We also have the idea of “co-learning” in an Indigenous context, two-eyed seeing.

The implication is that we are seeking collaboration not just within a group of equal colleagues, but among people who come from different communities and possibly very different standpoints.

There is an implication of using co-learning to overcome inequalities. From that perspective, co-learning signals a departure from the model of “participation” in a study or research project initiated by a controlling actor, toward a more collaborative process in which participants are equal partners. It can also imply hybrid learning methods, that incorporate elements familiar to different participating communities – bringing together academic analysis and storytelling, for example – so that all groups are put on an even footing. This also implies that the actors have something to learn from one another: it is not a directed form of learning as teaching, nor an extractive mining of knowledge as data collection, but a teaching one another and sharing knowledge with one another and learning to work within one another’s knowledge protocols.

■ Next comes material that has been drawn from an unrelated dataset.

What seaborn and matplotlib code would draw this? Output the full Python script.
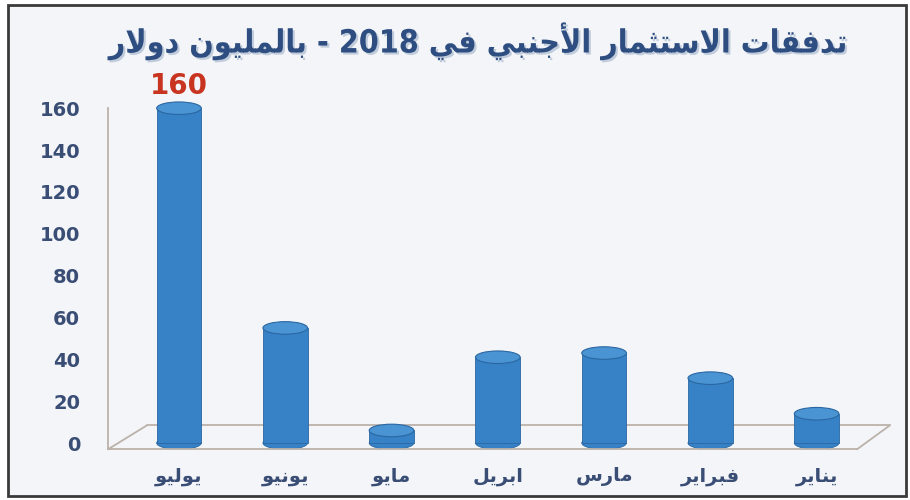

We similarly have some descriptions of “co-learning” within university settings, associated with calls for two-way or multidirectional flows of knowledge between the institution and its community setting, or between teaching and research. For example, geographers le Heron et al. define co-learning as:

coordinated and targeted approaches to maximizing the synergetic relationships between research and teaching such that their symbiotic development capitalizes on prior learning and experiences of all involved and feeds back positively on the nature and quality of both research and teaching environments.

Their analysis is motivated by the argument that co-learning is just as valuable as academic research in furthering knowledge production and the future of the discipline.

We also have a parallel use of the term co-learning in machine learning applications, where different algorithms work together to classify a dataset and are trained by adapting to the results of the other algorithms.